Both have denied the involuntary manslaughter charges that carry a maximum fine of 225,000 euros ($236,000).
The decision not to seek a conviction by the public prosecutor is unusual but does not mean that the three-person team of judges overseeing the trial has to follow their advice.
Prosecutors initially dropped charges against the companies in 2019 in a decision that infuriated victims’ families at the time.
A Paris appeals court overturned this decision in 2021 and ordered the trial to go ahead.
“We have a prosecutor who is supposed to defend the people who in the end is defending the multinational Airbus,” Daniele Lamy, the head of victims’ association Entraide et Solidarite AF447, told reporters on Wednesday.

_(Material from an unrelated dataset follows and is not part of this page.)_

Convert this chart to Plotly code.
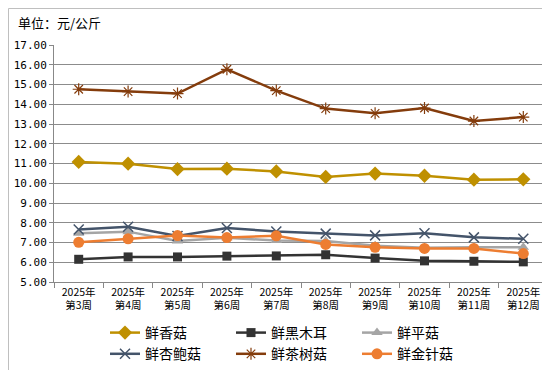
import plotly.graph_objects as go

categories = ["2025年<br>第3周", "2025年<br>第4周", "2025年<br>第5周", "2025年<br>第6周", "2025年<br>第7周",
              "2025年<br>第8周", "2025年<br>第9周", "2025年<br>第10周", "2025年<br>第11周", "2025年<br>第12周"]

xianggu = [11.08, 10.99, 10.72, 10.74, 10.60, 10.32, 10.49, 10.38, 10.18, 10.20]
heimuer = [6.15, 6.27, 6.27, 6.31, 6.32, 6.38, 6.21, 6.07, 6.05, 6.02]
pinggu = [7.47, 7.55, 7.08, 7.24, 7.10, 7.08, 6.83, 6.74, 6.76, 6.76]
xingbaogu = [7.66, 7.80, 7.33, 7.73, 7.56, 7.45, 7.36, 7.47, 7.26, 7.19]
chashugu = [14.76, 14.64, 14.54, 15.77, 14.69, 13.78, 13.54, 13.81, 13.15, 13.35]
jinzhengu = [7.01, 7.19, 7.35, 7.25, 7.34, 6.90, 6.76, 6.70, 6.70, 6.44]

y_ticks = [5, 6, 7, 8, 9, 10, 11, 12, 13, 14, 15, 16, 17]

series = [
    ("鲜香菇", xianggu, "#BF9000", "diamond", 11, None),
    ("鲜黑木耳", heimuer, "#333333", "square", 9, None),
    ("鲜平菇", pinggu, "#A5A5A5", "triangle-up", 10, None),
    ("鲜杏鲍菇", xingbaogu, "#44546A", "x-thin-open", 10, 1.5),
    ("鲜茶树菇", chashugu, "#843C0C", "asterisk-open", 10, 1.2),
    ("鲜金针菇", jinzhengu, "#ED7D31", "circle", 11, None),
]

FONT = "Noto Sans CJK SC"
fig = go.Figure()
for name, vals, color, sym, size, lw in series:
    marker = dict(symbol=sym, size=size, color=color)
    if lw:
        marker["line"] = dict(color=color, width=lw)
    fig.add_trace(go.Scatter(
        x=categories, y=vals, name=name, mode="lines+markers",
        line=dict(color=color, width=2.5), marker=marker,
    ))

L, R, T, B = 46, 10, 37, 96
W, H = 550, 370
pw, ph = W - L - R, H - T - B

fig.update_layout(
    width=W, height=H,
    margin=dict(l=L, r=R, t=T, b=B, autoexpand=False),
    paper_bgcolor="white", plot_bgcolor="white",
    font=dict(family=FONT, size=11, color="#000000"),
    showlegend=True,
    legend=dict(orientation="h", x=(97 - L) / pw, xanchor="left", y=-(309 - 274) / ph, yanchor="top",
                entrywidth=81, entrywidthmode="pixels", font=dict(size=14, family=FONT),
                itemwidth=30, tracegroupgap=0, bgcolor="rgba(0,0,0,0)"),
    xaxis=dict(type="category", showline=True, linecolor="#888888", linewidth=1,
               ticks="outside", ticklen=5, tickcolor="#888888", tickson="boundaries",
               showgrid=False, tickfont=dict(size=10.5, family=FONT), range=[-0.5, 9.5],
               automargin=False),
    yaxis=dict(range=[5, 17], tickvals=y_ticks, tickformat=".2f",
               showline=True, linecolor="#888888", linewidth=1,
               ticks="outside", ticklen=4, tickcolor="#888888",
               showgrid=True, gridcolor="#8C8C8C", gridwidth=1, zeroline=False,
               tickfont=dict(size=11, family="DejaVu Sans Mono"), automargin=False),
    annotations=[dict(text="单位：元/公斤", xref="paper", yref="paper",
                      x=-(L - 8) / pw, y=1 + (T - 14) / ph, xanchor="left", yanchor="middle",
                      showarrow=False, font=dict(size=13, family=FONT))],
    shapes=[dict(type="rect", xref="paper", yref="paper",
                 x0=-(L - 0.5) / pw, x1=1 + (R - 1.5) / pw,
                 y0=-(B - 1.5) / ph, y1=1 + (T - 0.5) / ph,
                 line=dict(color="#BFBFBF", width=1), layer="below")],
)

fig.write_html("out.html")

She denounced a “trial skewed against the pilots”.
At the heart of eight weeks of hearings in Paris has been the role of defective so-called Pitot tubes, which are used to measure the flight speed of aircraft.
The court has heard how a malfunction with the tubes, which became blocked with ice crystals during a mid-Atlantic storm, caused alarms to sound in the cockpit of the Airbus A330 and the autopilot system to switch off.
Representatives from Airbus and Air France as well as technical experts have highlighted how the pilots put the plane into a climb after the instrument failure, causing the engines to stall.
Lawyers for victims’ families emphasised how both companies were aware of the Pitot tube problem before the crash, and that the pilots were not trained to deal with a high-altitude emergency of this nature.
The defective tubes, manufactured by French company Thales, were quickly replaced on planes worldwide in the months after the accident.
The crash also prompted an overhaul of training protocols across the industry, in particular to prepare pilots to handle the intense stress of unforeseen circumstances.
Pilots are also now required to continually practise stall responses on simulators.
On October 17, lawyers and victims’ families were allowed to listen to the chilling in-flight voice recording of the pilots’ final minutes for the first time.
It took nearly two years to recover the “black box” flight recorders from the bottom of the Atlantic.